AIM OF THE TASK: Include in the output only the lines from the opening of the records through the line containing "plt.rcParams['font.family'] = ['Liberation", each printed exactly; pictures are omitted.

MATERIAL SUPPLIED:
________________________

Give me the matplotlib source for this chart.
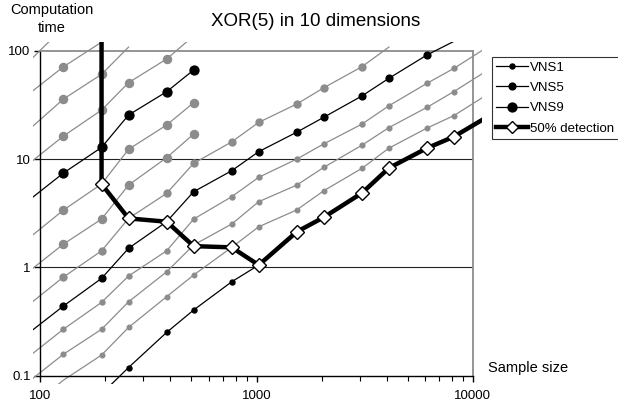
import numpy as np
import matplotlib
matplotlib.use('Agg')
import matplotlib.pyplot as plt
from matplotlib.lines import Line2D
from matplotlib.patches import Rectangle
from matplotlib.ticker import FixedLocator, NullFormatter, FixedFormatter

plt.rcParams['font.family'] = ['Liberation Sans', 'DejaVu Sans']

nan = np.nan
# sample sizes (64 and 12288 lie outside the axes, only the line stubs show)
samples = [64, 128, 192, 256, 384, 512, 768, 1024, 1536, 2048, 3072, 4096, 6144, 8192, 12288]

vns1 = [nan, nan, 0.068, 0.119, 0.251, 0.404, 0.736, 1.05, 2.13, 2.9, 4.85, 8.26, 12.6, 16.1, 26]
vns2 = [0.03, 0.091, 0.155, 0.279, 0.536, 0.85, 1.53, 2.37, 3.39, 5.1, 8.2, 12.6, 19.3, 25.2, 42]
vns3 = [0.053, 0.158, 0.268, 0.481, 0.91, 1.61, 2.51, 4.04, 5.75, 8.38, 13.4, 19.5, 30, 42, 70]
vns4 = [0.09, 0.269, 0.475, 0.832, 1.42, 2.79, 4.49, 6.78, 10.0, 13.8, 21, 31, 50, 68.7, 115]
vns5 = [0.15, 0.44, 0.791, 1.50, 2.64, 4.99, 7.80, 11.7, 17.7, 24.3, 38.2, 55.6, 91.3, 122, nan]
vns6 = [0.27, 0.814, 1.42, 2.83, 4.82, 9.12, 14.4, 21.8, 32.2, 45.5, 71.1, 108, nan, nan, nan]
vns7 = [0.55, 1.64, 2.79, 5.75, 10.3, 17.0] + [nan] * 9
vns8 = [1.1, 3.38, 5.88, 12.3, 20.6, 33.1] + [nan] * 9
vns9 = [2.5, 7.43, 12.8, 25.5, 41.8, 66.4] + [nan] * 9
vns10 = [5.4, 16.3, 28.3, 50.7, 83.8, 137] + [nan] * 9
vns11 = [10.5, 35.8, 60.5, 108] + [nan] * 11
vns12 = [24, 71.1, 120] + [nan] * 12
vns13 = [42, 164] + [nan] * 13

det_samples = [192, 192, 256, 384, 512, 768, 1024, 1536, 2048, 3072, 4096, 6144, 8192, 12288]
det_time = [1000, 5.88, 2.83, 2.64, 1.57, 1.53, 1.05, 2.13, 2.9, 4.85, 8.26, 12.6, 16.1, 26]

grey = '#8c8c8c'

fig = plt.figure(figsize=(6.18, 4.05), dpi=100)
ax = fig.add_axes([40.3 / 618, 1 - 375.7 / 405, 432.4 / 618, 325 / 405])
ax.set_xscale('log')
ax.set_yscale('log')
ax.set_xlim(100, 10000)
ax.set_ylim(0.1, 100)

# lines run a little past the plot area, like the original
clip = Rectangle((-0.017, -0.026), 1.038, 1.053, transform=ax.transAxes,
                 fill=False, visible=False)


def in_plot(xs, ys):
    return (~np.isnan(ys)) & (xs >= 100) & (xs <= 10000) & (ys >= 0.1) & (ys <= 100)


def draw(ys, color, ms, z, lw=0.9):
    xs = np.array(samples, float)
    ys = np.array(ys, float)
    ok = ~np.isnan(ys)
    ln, = ax.plot(xs[ok], ys[ok], color=color, lw=lw, zorder=z)
    ln.set_clip_path(clip)
    inside = in_plot(xs, ys)
    ax.plot(xs[inside], ys[inside], ls='none', marker='o', ms=ms, color=color,
            mec=color, clip_on=False, zorder=z + 0.1)


for ys, ms in [(vns2, 3.3), (vns3, 3.4), (vns4, 3.6), (vns6, 5.0), (vns7, 5.8),
               (vns8, 5.8), (vns10, 5.8), (vns11, 5.8), (vns12, 5.8), (vns13, 5.8)]:
    draw(ys, grey, ms, 2)

draw(vns1, 'black', 3.6, 3)
draw(vns5, 'black', 4.9, 3)
draw(vns9, 'black', 6.4, 3)

dx = np.array(det_samples, float)
dy = np.array(det_time, float)
ln, = ax.plot(dx, dy, color='black', lw=3.2, zorder=4, solid_joinstyle='miter')
ln.set_clip_path(clip)
m = in_plot(dx, dy)
ax.plot(dx[m], dy[m], ls='none', marker='D', ms=7, mfc='white', mec='black',
        mew=1.0, clip_on=False, zorder=5)

# grid and frame
for g in [1, 10]:
    ax.axhline(g, color='#222222', lw=0.8, zorder=1)
ax.spines['left'].set_color('black')
ax.spines['bottom'].set_color('black')
ax.spines['left'].set_linewidth(1.0)
ax.spines['bottom'].set_linewidth(1.0)
ax.spines['top'].set_color('#8c8c8c')
ax.spines['right'].set_color('#8c8c8c')
ax.spines['top'].set_linewidth(1.3)
ax.spines['right'].set_linewidth(1.3)

ax.xaxis.set_major_locator(FixedLocator([100, 1000, 10000]))
ax.xaxis.set_major_formatter(FixedFormatter(['100', '1000', '10000']))
minor = [k * d for d in [100, 1000] for k in range(2, 10)]
ax.xaxis.set_minor_locator(FixedLocator(minor))
ax.xaxis.set_minor_formatter(NullFormatter())
ax.yaxis.set_major_locator(FixedLocator([0.1, 1, 10, 100]))
ax.yaxis.set_major_formatter(FixedFormatter(['0.1', '1', '10', '100']))
ax.yaxis.set_minor_locator(FixedLocator([]))
ax.tick_params(axis='both', which='major', length=4, width=1, labelsize=9.5, color='black')
ax.tick_params(axis='x', which='minor', length=3.5, width=0.8)
ax.tick_params(axis='x', which='major', pad=6)
ax.tick_params(axis='y', which='major', pad=3)

fig.text(52 / 618, 1 - 19 / 405, 'Computation\ntime', ha='center', va='center',
         fontsize=10.5, linespacing=1.3)
fig.text(316 / 618, 1 - 21 / 405, 'XOR(5) in 10 dimensions', ha='center',
         va='center', fontsize=13.5)
fig.text(488 / 618, 1 - 368 / 405, 'Sample size', ha='left', va='center',
         fontsize=10.5)

handles = [
    Line2D([], [], color='black', lw=0.9, marker='o', ms=3.6),
    Line2D([], [], color='black', lw=0.9, marker='o', ms=4.9),
    Line2D([], [], color='black', lw=0.9, marker='o', ms=6.4),
    Line2D([], [], color='black', lw=3.2, marker='D', ms=6, mfc='white',
           mec='black', mew=1.0),
]
leg = fig.legend(handles, ['VNS1', 'VNS5', 'VNS9', '50% detection'],
                 loc='upper left', bbox_to_anchor=(491.7 / 618, 1 - 56.7 / 405),
                 bbox_transform=fig.transFigure, borderaxespad=0, fontsize=9.5,
                 frameon=True, fancybox=False, handlelength=2.4,
                 handletextpad=0.15, labelspacing=0.62, borderpad=0.35)
leg.get_frame().set_edgecolor('black')
leg.get_frame().set_linewidth(0.8)

fig.savefig('out.png', dpi=100)
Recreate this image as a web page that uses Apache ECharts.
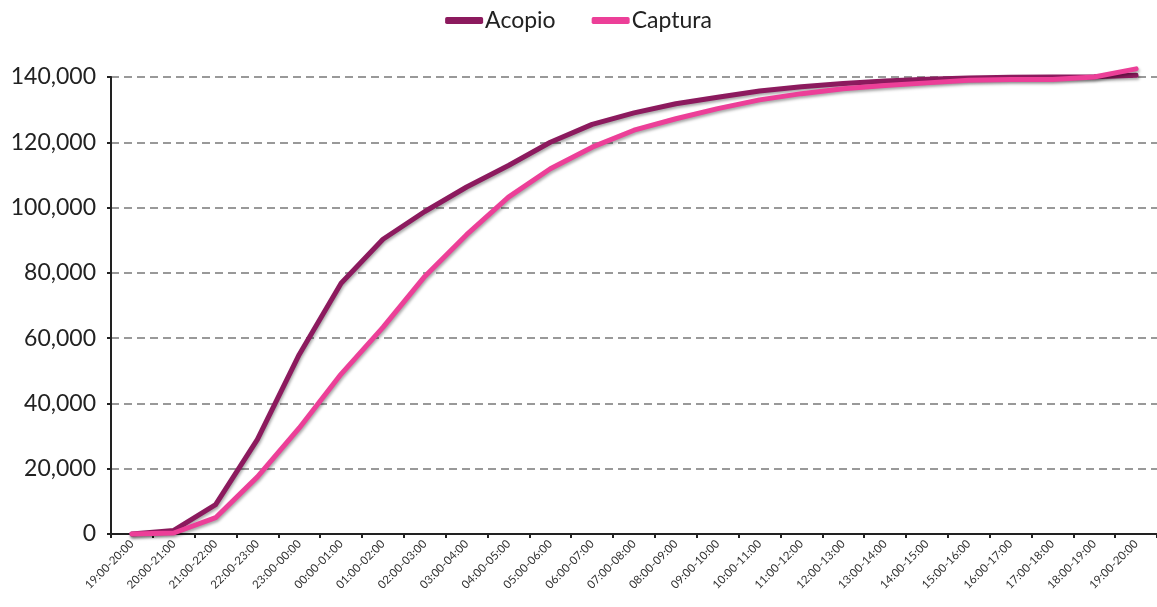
<!DOCTYPE html>
<html>
<head>
<meta charset="utf-8">
<script src="https://cdn.jsdelivr.net/npm/echarts@6/dist/echarts.min.js"></script>
<style>html,body{margin:0;padding:0;background:#fff}#c{width:1157px;height:607px}</style>
</head>
<body>
<div id="c"></div>
<script>
const categories = ['19:00-20:00','20:00-21:00','21:00-22:00','22:00-23:00','23:00-00:00','00:00-01:00','01:00-02:00','02:00-03:00','03:00-04:00','04:00-05:00','05:00-06:00','06:00-07:00','07:00-08:00','08:00-09:00','09:00-10:00','10:00-11:00','11:00-12:00','12:00-13:00','13:00-14:00','14:00-15:00','15:00-16:00','16:00-17:00','17:00-18:00','18:00-19:00','19:00-20:00'];
const acopio = [0, 1100, 9000, 29000, 55000, 76800, 90300, 98800, 106300, 112900, 120000, 125500, 129000, 131800, 133800, 135700, 137000, 138000, 138800, 139300, 139700, 139900, 140000, 140100, 140500];
const captura = [0, 300, 5000, 17500, 32500, 49000, 63300, 78900, 91700, 103200, 111900, 118500, 123700, 127200, 130300, 133000, 134900, 136400, 137400, 138200, 139000, 139200, 139200, 140000, 142500];
const yTicks = [0, 20000, 40000, 60000, 80000, 100000, 120000, 140000];

const chart = echarts.init(document.getElementById('c'));
const shadow = {shadowColor:'rgba(0,0,0,0.35)', shadowBlur:3, shadowOffsetX:1, shadowOffsetY:2};
chart.setOption({
  animation:false,
  textStyle:{fontFamily:'Lato'},
  legend:{
    top:4, left:'center', itemGap:36, itemWidth:38, itemHeight:7,
    icon:'roundRect',
    textStyle:{fontSize:23, color:'#222', fontFamily:'Lato', padding:[0,0,0,-3]},
    data:['Acopio','Captura']
  },
  grid:{left:111, right:0, top:77, bottom:73, containLabel:false},
  xAxis:{
    type:'category', data:categories, boundaryGap:true,
    axisLine:{lineStyle:{color:'#222', width:2}},
    axisTick:{show:true, length:4, lineStyle:{color:'#222', width:2}},
    axisLabel:{rotate:45, fontSize:11.5, color:'#333', margin:8, interval:0, fontFamily:'Lato'}
  },
  yAxis:{
    type:'value', min:yTicks[0], max:yTicks[yTicks.length-1], interval:20000,
    axisLine:{show:true, lineStyle:{color:'#222', width:2}},
    axisTick:{show:true, length:4, lineStyle:{color:'#222', width:2}},
    axisLabel:{fontSize:23, color:'#222', margin:15, fontFamily:'Lato', formatter:v=>v.toLocaleString('en-US')},
    splitLine:{show:true, lineStyle:{color:'#999', width:2, type:[8,5]}}
  },
  series:[
    {name:'Acopio', type:'line', data:acopio, showSymbol:false, symbol:'none', clip:false,
     itemStyle:{color:'#8C1A5E'}, lineStyle:Object.assign({color:'#8C1A5E', width:5, cap:'round', join:'round'}, shadow)},
    {name:'Captura', type:'line', data:captura, showSymbol:false, symbol:'none', clip:false,
     itemStyle:{color:'#EC3F98'}, lineStyle:Object.assign({color:'#EC3F98', width:5, cap:'round', join:'round'}, shadow)}
  ]
});
</script>
</body>
</html>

________________________

RESULT FOR THIS EXERCISE:
Give me the matplotlib source for this chart.
import numpy as np
import matplotlib
matplotlib.use('Agg')
import matplotlib.pyplot as plt
from matplotlib.lines import Line2D
from matplotlib.patches import Rectangle
from matplotlib.ticker import FixedLocator, NullFormatter, FixedFormatter

plt.rcParams['font.family'] = ['Liberation Sans', 'DejaVu Sans']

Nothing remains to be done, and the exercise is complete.